Ted and Jane form a cash basis general partnership with cash
contributions of $20,000 each. Under the partnership agreement, they
share all partnership profits and losses equally. They borrow $60,000
and purchase depreciable business equipment. This debt is included in
the partners' basis in the partnership because incurring it creates an
additional $60,000 of basis in the partnership's depreciable property.
If neither partner has an economic risk of loss in the liability,
it is a nonrecourse liability. Each partner's basis would include his
or her share of the liability, $30,000.
If Jane is required to pay the creditor if the partnership
defaults, she has an economic risk of loss in the liability. Her basis
in the partnership would be $80,000 ($20,000 + $60,000), while Ted's
basis would be $20,000.
Limited partner.
A limited partner generally has no obligation to contribute
additional capital to the partnership and therefore does not have an
economic risk of loss in partnership recourse liabilities. Thus,
absent some other factor, such as the guarantee of a partnership
liability by the limited partner or the limited partner making the
loan to the partnership, a limited partner generally does not have a
share of partnership recourse liabilities.
Partner's share of nonrecourse liabilities.

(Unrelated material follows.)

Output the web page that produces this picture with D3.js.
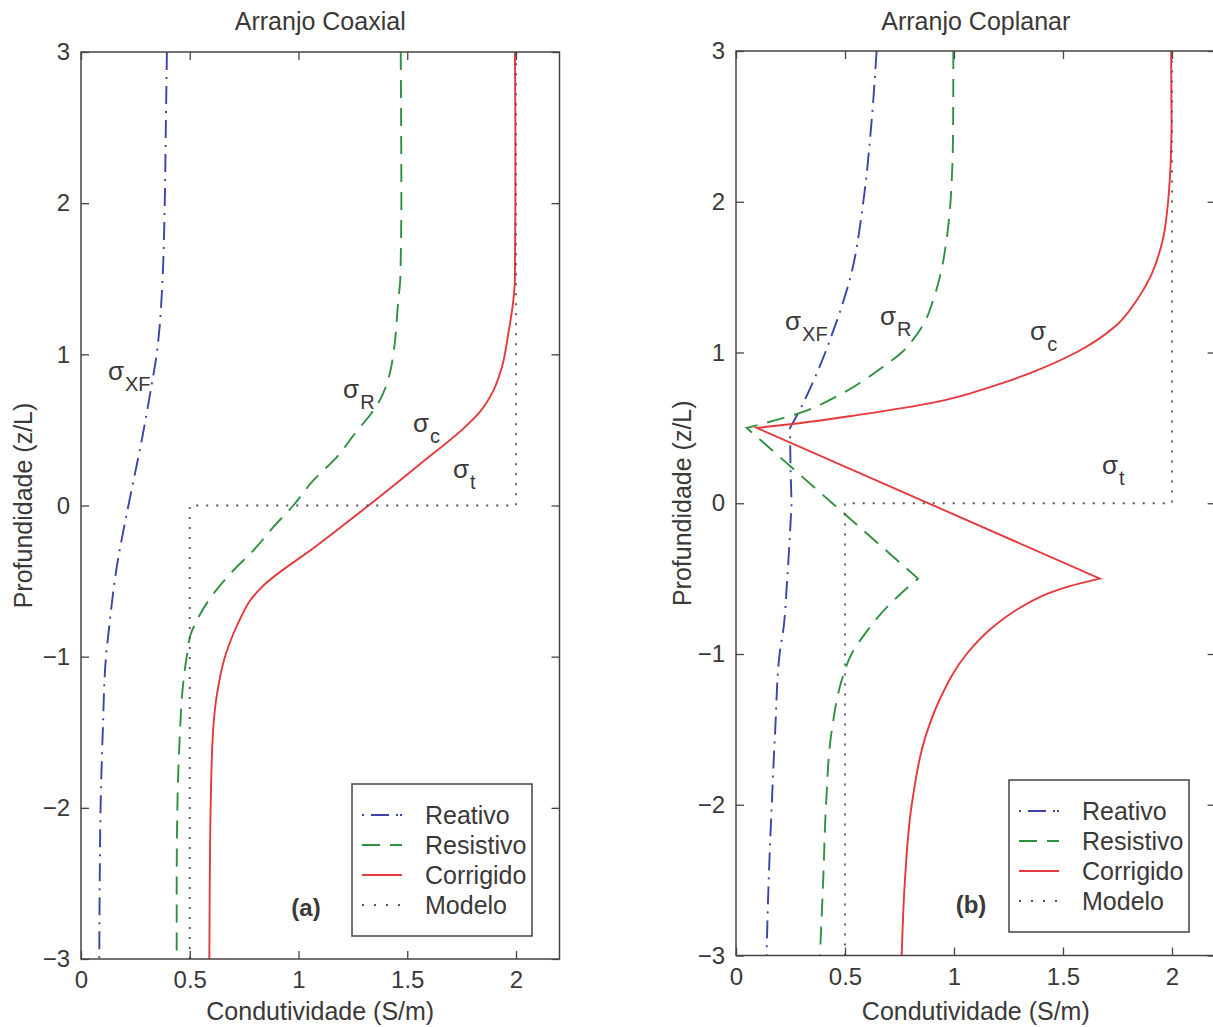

A partnership liability is a nonrecourse liability if no partner or
related person has an economic risk of loss for that liability. A
partner's share of nonrecourse liabilities is generally proportionate
to his or her share of partnership profits. However, this rule may not
apply if the partnership has taken deductions attributable to
nonrecourse liabilities or the partnership holds property that was
contributed by a partner.
More information.
For more information on the effect of partnership liabilities,
including rules for limited partners and examples, see sections
1.752-1 through 1.752-5 of the regulations.